In the Fifties, Uncle Hinkey began taking Fort Worth’s new freeway, now Interstate 30, to work. Three times the police ticketed him – for driving too slow. He never understood why.

Uncle Hinkey came home from the recreation club every night to a home-cooked meal. We crowded around the table in the kitchen on our visits to lap up Aunt Nellie’s spaghetti. Hinkey joined us but did not say much. He was a taciturn man.

Off the kitchen, he had an easy chair in a small sitting room that housed the technological marvel of the age: a 15-inch black-and-white television set.

The room also contained the even greater marvel of the Fifties (at least in Texas): a refrigerated-air-conditioner in the window. The only cooling available in the Forties had been electric fans.  Only movie theaters had refrigerated air-conditioning.  And Texas is hot for four months of summer.

In the afternoons while Uncle Hinkey was at work, we gathered around the television (there being no television in far West Texas, where we lived). We stared at what the station called the “test pattern,” which meant a cardboard sign emblazoned WBAP-TV or WFAA-TV. We watched the test pattern for hours.

Late in the afternoon, the programming switched on. There was lots of wrestling. There was no network available yet.
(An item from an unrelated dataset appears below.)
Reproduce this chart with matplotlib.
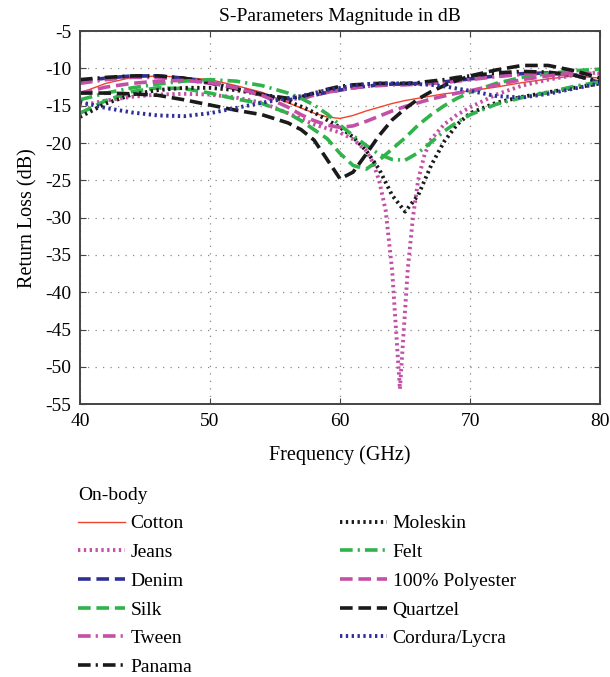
import matplotlib
matplotlib.use("Agg")
import matplotlib.pyplot as plt

plt.rcParams["font.family"] = ["Liberation Serif", "DejaVu Serif"]
plt.rcParams["axes.unicode_minus"] = False

# Data
freq = [40, 42, 44, 46, 48, 50, 52, 54, 56, 57, 58, 59, 60, 61, 62, 63, 64,
        65, 66, 67, 68, 69, 70, 72, 74, 76, 78, 80]
jeans_freq = [40, 42, 44, 46, 48, 50, 52, 54, 56, 58, 60, 61, 62, 62.5, 63,
              63.5, 64, 64.3, 64.6, 64.9, 65.2, 65.6, 66, 66.5, 67, 68, 69,
              70, 72, 74, 76, 78, 80]

cotton = [-13.3, -12.0, -11.2, -11.0, -11.2, -11.5, -12.3, -13.2, -14.6, -15.3,
          -16.0, -16.5, -16.7, -16.3, -15.7, -15.2, -14.7, -14.3, -14.0, -13.7,
          -13.4, -13.2, -13.0, -12.5, -11.9, -11.4, -11.0, -11.3]
jeans = [-15.0, -14.3, -13.8, -13.5, -13.4, -13.5, -13.9, -14.6, -16.0, -17.5,
         -18.6, -19.5, -21.0, -22.5, -25.0, -29.0, -37.0, -45.0, -53.0, -45.0,
         -37.0, -30.0, -25.0, -21.5, -19.5, -17.5, -16.2, -15.2, -13.5, -12.3,
         -11.5, -10.9, -10.5]
denim = [-11.7, -11.3, -11.0, -11.0, -11.3, -11.9, -12.6, -13.5, -14.2, -14.0,
         -13.6, -13.2, -12.9, -12.6, -12.4, -12.2, -12.1, -12.1, -12.0, -12.0,
         -11.8, -11.6, -11.4, -11.0, -10.7, -10.6, -10.9, -11.9]
silk = [-16.0, -14.3, -13.1, -12.6, -12.7, -13.3, -14.1, -14.7, -16.0, -17.0,
        -18.2, -19.4, -21.4, -23.0, -23.5, -22.3, -20.8, -19.3, -17.6, -16.2,
        -15.0, -14.0, -13.2, -12.0, -11.2, -10.7, -10.3, -10.1]
tween = [-12.0, -11.5, -11.2, -11.2, -11.5, -12.0, -12.7, -13.6, -14.2, -14.0,
         -13.6, -13.2, -12.9, -12.6, -12.4, -12.3, -12.2, -12.2, -12.1, -12.0,
         -11.9, -11.7, -11.5, -11.1, -10.8, -10.7, -10.9, -11.7]
panama = [-11.5, -11.2, -11.0, -11.0, -11.3, -11.9, -12.7, -13.5, -14.0, -13.8,
          -13.3, -12.8, -12.4, -12.2, -12.1, -12.0, -12.0, -12.0, -11.9, -11.7,
          -11.5, -11.2, -11.0, -10.6, -10.4, -10.5, -10.9, -11.8]
moleskin = [-16.5, -14.7, -13.5, -12.9, -12.6, -12.6, -12.9, -13.5, -14.4,
            -15.1, -15.9, -16.9, -17.9, -19.2, -21.0, -23.5, -27.0, -29.2,
            -27.0, -23.0, -19.8, -17.5, -16.0, -14.6, -13.8, -13.2, -12.6, -12.0]
felt = [-14.2, -13.3, -12.6, -12.1, -11.7, -11.5, -11.7, -12.3, -13.3, -14.0,
        -14.9, -16.1, -17.6, -19.0, -20.3, -21.5, -22.2, -22.3, -21.3, -19.9,
        -18.4, -17.2, -16.2, -14.8, -13.9, -13.2, -12.4, -11.8]
polyester = [-13.3, -12.5, -12.0, -11.7, -11.6, -11.9, -12.6, -13.6, -15.2,
             -16.2, -17.0, -17.6, -17.9, -17.7, -17.1, -16.4, -15.7, -15.1,
             -14.6, -14.1, -13.7, -13.3, -13.0, -12.2, -11.5, -11.0, -10.6, -10.7]
quartzel = [-13.3, -13.3, -13.4, -13.6, -14.2, -14.9, -15.6, -16.2, -17.3,
            -18.2, -19.6, -22.2, -24.8, -23.9, -21.5, -19.0, -16.9, -15.4,
            -14.1, -13.1, -12.3, -11.6, -11.0, -10.2, -9.6, -9.6, -10.3, -11.3]
cordura = [-14.5, -15.3, -15.9, -16.3, -16.4, -16.0, -15.3, -14.6, -14.0, -13.7,
           -13.3, -12.9, -12.6, -12.3, -12.1, -12.0, -12.0, -12.0, -12.1, -12.2,
           -12.4, -12.7, -13.0, -13.7, -13.9, -13.4, -12.7, -12.0]

red = "#f0442a"
magenta = "#c44fa6"
navy = "#2f2f98"
green = "#2fb34a"
black = "#1a1a1a"

dot = (0, (0.6, 0.9))
dash = (0, (3.5, 1.6))
dashdot = (0, (3.5, 1.4, 0.6, 1.4))

# Charting
fig = plt.figure(figsize=(6.1, 6.77), dpi=100)
ax = fig.add_axes([0.131, 0.403, 0.853, 0.551])

ax.plot(freq, cotton, color=red, lw=1.0, label="Cotton")
ax.plot(jeans_freq, jeans, color=magenta, lw=2.8, linestyle=dot, label="Jeans")
ax.plot(freq, denim, color=navy, lw=2.6, linestyle=dash, label="Denim")
ax.plot(freq, silk, color=green, lw=2.6, linestyle=dash, label="Silk")
ax.plot(freq, tween, color=magenta, lw=2.6, linestyle=dashdot, label="Tween")
ax.plot(freq, panama, color=black, lw=2.6, linestyle=dashdot, label="Panama")
ax.plot(freq, moleskin, color=black, lw=2.8, linestyle=dot, label="Moleskin")
ax.plot(freq, felt, color=green, lw=2.6, linestyle=dashdot, label="Felt")
ax.plot(freq, polyester, color=magenta, lw=2.6, linestyle=dash,
        label="100% Polyester")
ax.plot(freq, quartzel, color=black, lw=2.6, linestyle=dash, label="Quartzel")
ax.plot(freq, cordura, color=navy, lw=2.8, linestyle=dot, label="Cordura/Lycra")

# Arrangements
ax.set_xlim(40, 80)
ax.set_ylim(-55, -5)
ax.set_xticks([40, 50, 60, 70, 80])
ax.set_yticks(range(-55, 0, 5))
ax.tick_params(labelsize=14, direction="in", length=4, color="#444444",
               top=True, right=True, pad=6)
ax.grid(True, linestyle=(0, (1, 5)), color="#888888", lw=0.9)
for s in ax.spines.values():
    s.set_color("#444444")
    s.set_linewidth(1.4)

ax.set_title("S-Parameters Magnitude in dB", fontsize=14, pad=7)
ax.set_xlabel("Frequency (GHz)", fontsize=14.5, labelpad=11)
ax.set_ylabel("Return Loss (dB)", fontsize=14.5, labelpad=6)

fig.legend(loc="upper left", bbox_to_anchor=(0.128, 0.281), ncol=2,
           frameon=False, title="On-body", title_fontsize=14,
           alignment="left", fontsize=14, handlelength=2.4,
           handletextpad=0.3, columnspacing=7.6, labelspacing=0.57,
           borderpad=0, borderaxespad=0)

fig.savefig("out.png", dpi=100)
Around 11 p.m. or midnight, the station played the national anthem to a waving American flag, programming ceased, and the test pattern came back up.

At night, the room belonged to Uncle Hinkey. He eased into his chair to watch boxing or wrestling or whatever and smoked his cigar. Often he fell asleep. Occasionally the cigar burned his fingers while he snoozed.

Uncle Hinkey died in 1978 at the age of 84. His funeral took place in the Methodist Church where his wife’s family worshipped. What I remember of that day is the distraught, weeping widow who could not leave his open coffin. He was beloved.